Problem to solve: Copy from the first line below down to and including the line with "plt.rcParams['axes.unicode_minus'] = False". Skip the pictures.

Data:
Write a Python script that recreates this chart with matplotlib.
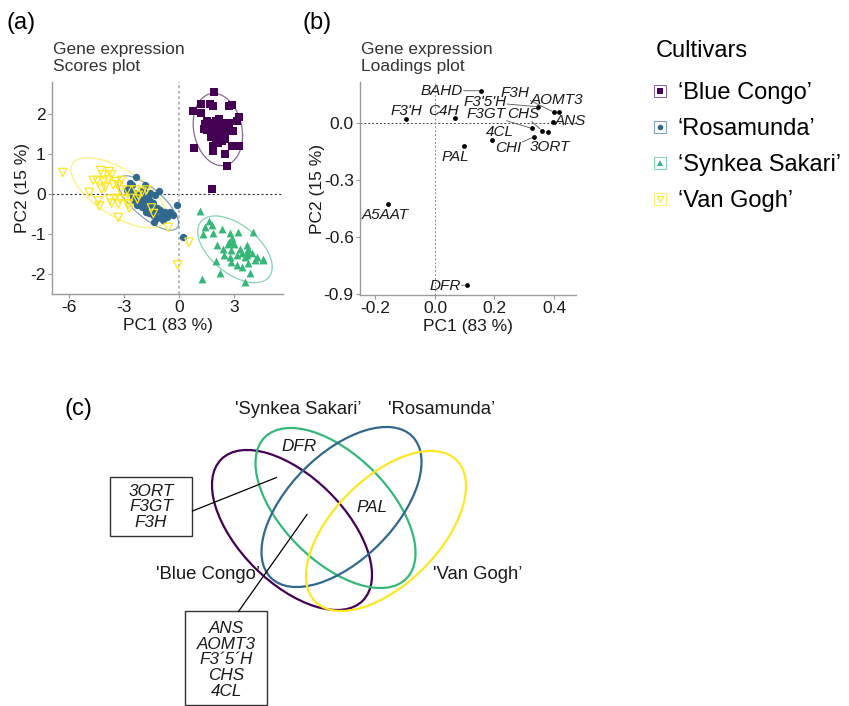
import numpy as np
import matplotlib
matplotlib.use("Agg")
import matplotlib.pyplot as plt
from matplotlib.lines import Line2D
from matplotlib.patches import Ellipse, Rectangle
from matplotlib.legend_handler import HandlerTuple

plt.rcParams['font.family'] = ['Liberation Sans', 'DejaVu Sans']
plt.rcParams['axes.unicode_minus'] = False

# PCA scores per cultivar (PC1, PC2)
bc_pc1 = [1.92, 1.18, 1.68, 1.83, 0.74, 1.20, 2.70, 2.86, 3.28, 3.13, 2.17, 2.01, 1.54, 1.41, 1.65,
          1.96, 2.32, 2.55, 2.74, 1.36, 1.54, 1.78, 2.05, 2.41, 2.23, 2.59, 1.87, 2.14, 2.45, 2.92,
          1.74, 2.01, 2.32, 2.50, 2.14, 0.83, 1.87, 2.86, 3.28, 1.87, 2.50, 2.61, 1.78]
bc_pc2 = [2.57, 2.26, 2.26, 2.22, 2.09, 2.03, 2.22, 2.23, 1.93, 1.82, 1.88, 1.84, 1.82, 1.76, 1.73,
          1.78, 1.79, 1.76, 1.79, 1.62, 1.61, 1.65, 1.61, 1.61, 1.52, 1.57, 1.48, 1.44, 1.46, 1.57,
          1.42, 1.36, 1.33, 1.37, 1.27, 1.16, 1.21, 1.21, 1.21, 1.08, 1.01, 0.71, 0.12]

ro_pc1 = [-2.34, -2.66, -2.57, -2.72, -2.63, -2.39, -2.08, -1.85, -1.58, -1.07, -1.30, -1.67, -1.94,
          -2.26, -2.48, -2.12, -1.85, -1.58, -2.52, -1.76, -2.03, -1.49, -1.39, -1.21, -1.58, -1.30,
          -1.03, -0.76, -0.49, -0.31, -0.94, -1.18, -1.43, -0.85, -0.67, -1.36, -1.61, -0.13, 0.24,
          -1.81, -2.26, -2.81, -1.97]
ro_pc2 = [0.42, 0.28, 0.23, 0.14, 0.06, 0.02, 0.02, 0.23, 0.02, 0.08, -0.03, -0.07, -0.11,
          -0.07, -0.07, -0.18, -0.21, -0.18, -0.15, -0.28, -0.32, -0.32, -0.23, -0.36, -0.40, -0.44,
          -0.40, -0.44, -0.44, -0.53, -0.53, -0.61, -0.53, -0.65, -0.57, -0.70, -0.47, -0.28, -1.07,
          -0.44, -0.28, 0.10, 0.10]

sy_pc1 = [1.14, 1.65, 1.78, 1.41, 1.87, 1.32, 2.32, 2.77, 3.22, 4.00, 2.86, 2.74, 2.95, 2.05,
          2.41, 2.81, 3.32, 3.68, 3.77, 2.45, 2.77, 3.13, 3.41, 3.68, 3.95, 4.22, 4.58, 3.59,
          2.01, 2.81, 3.13, 3.41, 3.77, 4.13, 4.58, 2.23, 3.86, 3.59, 1.23, 2.99, 2.68, 3.71]
sy_pc2 = [-0.42, -0.67, -0.78, -0.84, -0.99, -1.01, -0.89, -0.99, -0.95, -0.95, -1.11, -1.20,
          -1.24, -1.28, -1.37, -1.41, -1.39, -1.28, -1.37, -1.53, -1.57, -1.53, -1.49, -1.45,
          -1.49, -1.57, -1.62, -1.57, -1.68, -1.70, -1.78, -1.83, -1.74, -1.66, -1.66, -1.98,
          -1.98, -2.20, -2.14, -1.26, -1.26, -1.53]

vg_pc1 = [-6.32, -4.26, -3.79, -4.15, -3.66, -4.66, -4.44, -4.11, -3.84, -3.42, -3.12, -3.30,
          -3.57, -4.02, -4.20, -4.87, -3.21, -2.81, -2.34, -4.38, -3.75, -3.48, -3.21, -2.93,
          -2.66, -2.26, -4.33, -3.66, -3.30, -2.75, -2.70, -2.21, -3.30, -1.39, -0.58, 0.54,
          -0.07, -1.76, -2.00, -1.50]
vg_pc2 = [0.54, 0.59, 0.56, 0.48, 0.48, 0.34, 0.34, 0.34, 0.35, 0.31, 0.34, 0.23, 0.23, 0.17,
          0.12, 0.04, 0.10, 0.10, 0.10, -0.17, -0.13, -0.11, -0.13, -0.13, -0.11, -0.13, -0.30,
          -0.23, -0.25, -0.25, -0.36, -0.03, -0.59, -0.49, -0.84, -1.21, -1.78, 0.10, 0.05, -0.35]

cultivars = ["\u2018Blue Congo\u2019", "\u2018Rosamunda\u2019", "\u2018Synkea Sakari\u2019", "\u2018Van Gogh\u2019"]
colors = ['#440154', '#31688E', '#35B779', '#FDE725']
markers = ['s', 'o', '^', 'v']
marker_sizes = [26, 28, 32, 36]

# loadings
genes = ['BAHD', 'F3H', 'AOMT3', 'ANS', "F3'5'H", "F3'H", 'C4H', 'F3GT', 'CHS', '3ORT',
         'CHI', '4CL', 'PAL', 'A5AAT', 'DFR']
load_pc1 = [0.155, 0.401, 0.418, 0.398, 0.347, -0.099, 0.067, 0.325, 0.359, 0.381,
            0.333, 0.193, 0.097, -0.159, 0.106]
load_pc2 = [0.170, 0.056, 0.056, 0.007, 0.086, 0.021, 0.025, -0.028, -0.040, -0.046,
            -0.072, -0.089, -0.121, -0.428, -0.853]
# repelled label positions
lab_x = [0.022, 0.269, 0.409, 0.454, 0.168, -0.097, 0.028, 0.172, 0.297, 0.387,
         0.247, 0.218, 0.067, -0.168, 0.034]
lab_y = [0.170, 0.158, 0.121, 0.012, 0.110, 0.065, 0.065, 0.045, 0.049, -0.128,
         -0.133, -0.046, -0.177, -0.484, -0.858]

# Venn diagram: set names and genes in the regions
venn_sets = ["'Blue Congo\u2019", "'Synkea Sakari\u2019", "'Rosamunda\u2019", "'Van Gogh\u2019"]
venn_colors = ['#440154', '#35B779', '#31688E', '#FDE725']
only_synkea = ['DFR']
ros_syn_vg = ['PAL']
bc_syn = ['3ORT', 'F3GT', 'F3H']
bc_syn_ros = ['ANS', 'AOMT3', 'F3\u00b45\u00b4H', 'CHS', '4CL']

W, H = 849, 706
fig = plt.figure(figsize=(W / 100, H / 100), dpi=100)


def fx(px):
    return px / W


def fy(py):
    return 1 - py / H


def trob_ellipse(x, y, radius=2.54, nu=5, n_pts=200):
    # robust t covariance, then confidence ellipse around the location
    X = np.column_stack([x, y])
    n, p = X.shape
    loc = X.mean(axis=0)
    w = np.ones(n)
    for _ in range(100):
        d = X - loc
        cov = (w[:, None] * d).T @ d / n
        md = np.einsum('ij,jk,ik->i', d, np.linalg.inv(cov), d)
        w = (nu + p) / (nu + md)
        loc = (w[:, None] * X).sum(axis=0) / w.sum()
    t = np.linspace(0, 2 * np.pi, n_pts)
    circle = np.column_stack([np.cos(t), np.sin(t)])
    chol = np.linalg.cholesky(cov).T
    pts = loc + radius * circle @ chol
    return pts[:, 0], pts[:, 1]


def style_axes(ax):
    for s in ['top', 'right']:
        ax.spines[s].set_visible(False)
    for s in ['left', 'bottom']:
        ax.spines[s].set_color('#9a9a9a')
        ax.spines[s].set_linewidth(1.0)
    ax.tick_params(colors='#9a9a9a', labelcolor='#1a1a1a', labelsize=12.5,
                   length=3, width=0.8, pad=1.5)


# (a) scores plot
ax_a = fig.add_axes([fx(52), fy(294), fx(283) - fx(52), fy(82) - fy(294)])
scores = [(bc_pc1, bc_pc2), (ro_pc1, ro_pc2), (sy_pc1, sy_pc2), (vg_pc1, vg_pc2)]
ax_a.axhline(0, color='#333333', lw=0.8, ls=(0, (2, 2)), zorder=1)
ax_a.axvline(0, color='#b0b0b0', lw=1.3, ls=(0, (1.5, 1.5)), zorder=1)
for (px_, py_), c, m, ms in zip(scores, colors, markers, marker_sizes):
    ex, ey = trob_ellipse(px_, py_)
    ax_a.plot(ex, ey, color=c, lw=0.9, alpha=0.6, zorder=2)
    if m == 'v':
        ax_a.scatter(px_, py_, marker=m, s=ms, facecolors='none', edgecolors=c, linewidths=0.9, zorder=3)
    else:
        ax_a.scatter(px_, py_, marker=m, s=ms, color=c, linewidths=0, zorder=3)
ax_a.set_xlim(-6.9, 5.65)
ax_a.set_ylim(-2.51, 2.81)
ax_a.set_xticks([-6, -3, 0, 3])
ax_a.set_yticks([-2, -1, 0, 1, 2])
style_axes(ax_a)
ax_a.set_xlabel('PC1 (83 %)', fontsize=12.5, color='#1a1a1a', labelpad=2)
ax_a.set_ylabel('PC2 (15 %)', fontsize=12.5, color='#1a1a1a', labelpad=0)

# (b) loadings plot
ax_b = fig.add_axes([fx(360), fy(295), fx(576) - fx(360), fy(82) - fy(295)])
ax_b.axhline(0, color='#444444', lw=0.7, ls=(0, (2, 2)), zorder=1)
ax_b.axvline(0, color='#888888', lw=0.7, ls=(0, (2, 2)), zorder=1)
ax_b.scatter(load_pc1, load_pc2, s=6, color='black', zorder=3)
ax_b.set_xlim(-0.252, 0.474)
ax_b.set_ylim(-0.905, 0.216)
ax_b.set_xticks([-0.2, 0.0, 0.2, 0.4])
ax_b.set_xticklabels(['-0.2', '0.0', '0.2', '0.4'])
ax_b.set_yticks([-0.9, -0.6, -0.3, 0.0])
ax_b.set_yticklabels(['-0.9', '-0.6', '-0.3', '0.0'])
style_axes(ax_b)
ax_b.set_xlabel('PC1 (83 %)', fontsize=12.5, color='#1a1a1a', labelpad=2)
ax_b.set_ylabel('PC2 (15 %)', fontsize=12.5, color='#1a1a1a', labelpad=-1)

for g, x0, y0, lx, ly in zip(genes, load_pc1, load_pc2, lab_x, lab_y):
    p0 = ax_b.transData.transform((x0, y0))
    p1 = ax_b.transData.transform((lx, ly))
    far = np.hypot(*(p0 - p1)) > 18
    ax_b.annotate(g, xy=(x0, y0), xytext=(lx, ly), ha='center', va='center',
                  fontsize=11, style='italic', color='#1a1a1a', zorder=4,
                  bbox=dict(boxstyle='square,pad=0.05', fc='none', ec='none'),
                  arrowprops=dict(arrowstyle='-', color='#555555', lw=0.6,
                                  shrinkA=0, shrinkB=1.5) if far else None)

# panel letters and titles
fig.text(fx(6), fy(23), '(a)', fontsize=17, va='center', ha='left')
fig.text(fx(302), fy(23), '(b)', fontsize=17, va='center', ha='left')
fig.text(fx(53), fy(42), 'Gene expression\nScores plot', fontsize=12.5, va='top', ha='left',
         color='#333333', linespacing=1.2)
fig.text(fx(361), fy(42), 'Gene expression\nLoadings plot', fontsize=12.5, va='top', ha='left',
         color='#333333', linespacing=1.2)

# legend
handles = []
for c, m in zip(colors, markers):
    box = Line2D([], [], marker='s', ms=8, mfc='none', mec=c, mew=0.8, alpha=0.6, ls='none')
    if m == 'v':
        mk = Line2D([], [], marker=m, ms=5, mfc='none', mec=c, mew=0.8, ls='none')
    else:
        mk = Line2D([], [], marker=m, ms=4, mfc=c, mec=c, mew=0, ls='none')
    handles.append((box, mk))
fig.text(fx(656), fy(51), 'Cultivars', fontsize=17, va='center', ha='left')
fig.legend(handles, cultivars, loc='upper left',
           bbox_to_anchor=(fx(648), fy(82)), frameon=False, fontsize=17,
           handler_map={tuple: HandlerTuple(ndivide=1)}, borderpad=0, borderaxespad=0,
           handlelength=1.0, handletextpad=0.27, labelspacing=0.6)

# (c) Venn diagram
ax_c = fig.add_axes([0, 0, 1, 340 / H])
ax_c.set_xlim(0, W)
ax_c.set_ylim(H, H - 340)
ax_c.set_aspect('equal')
ax_c.axis('off')

venn_centers = [(292, 530), (335.5, 508), (341.5, 507), (386, 531)]
venn_angles = [45, 45, -45, -45]
for (cx, cy), ang, c in zip(venn_centers, venn_angles, venn_colors):
    ax_c.add_patch(Ellipse((cx, cy), 200, 106, angle=ang, fill=False, ec=c, lw=1.6))

set_label_pos = [(208, 575), (298, 410), (442, 410), (478, 575)]
for name, (x, y) in zip(venn_sets, set_label_pos):
    ax_c.text(x, y, name, fontsize=13.3, ha='center', va='center', color='#1a1a1a')

ax_c.text(299, 446.5, '\n'.join(only_synkea), fontsize=12.3, style='italic',
          ha='center', va='center', color='#1a1a1a')
ax_c.text(372, 508, '\n'.join(ros_syn_vg), fontsize=12.3, style='italic',
          ha='center', va='center', color='#1a1a1a')

ax_c.add_patch(Rectangle((110, 477.5), 82.5, 59, fill=False, ec='#333333', lw=1.0))
ax_c.text(151, 507, '\n'.join(bc_syn), fontsize=12.3, style='italic', ha='center',
          va='center', linespacing=1.05, color='#1a1a1a')
ax_c.plot([192.5, 276.5], [511, 477.5], color='black', lw=0.9)

ax_c.add_patch(Rectangle((185.5, 611.5), 82, 93.5, fill=False, ec='#333333', lw=1.0))
ax_c.text(226.5, 660, '\n'.join(bc_syn_ros), fontsize=12.3, style='italic', ha='center',
          va='center', linespacing=1.05, color='#1a1a1a')
ax_c.plot([238.5, 307], [611.5, 514.5], color='black', lw=0.9)

fig.text(fx(64), fy(409), '(c)', fontsize=17, va='center', ha='left')

fig.savefig('out.png', dpi=100)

Response:
Write a Python script that recreates this chart with matplotlib.
import numpy as np
import matplotlib
matplotlib.use("Agg")
import matplotlib.pyplot as plt
from matplotlib.lines import Line2D
from matplotlib.patches import Ellipse, Rectangle
from matplotlib.legend_handler import HandlerTuple

plt.rcParams['font.family'] = ['Liberation Sans', 'DejaVu Sans']
plt.rcParams['axes.unicode_minus'] = False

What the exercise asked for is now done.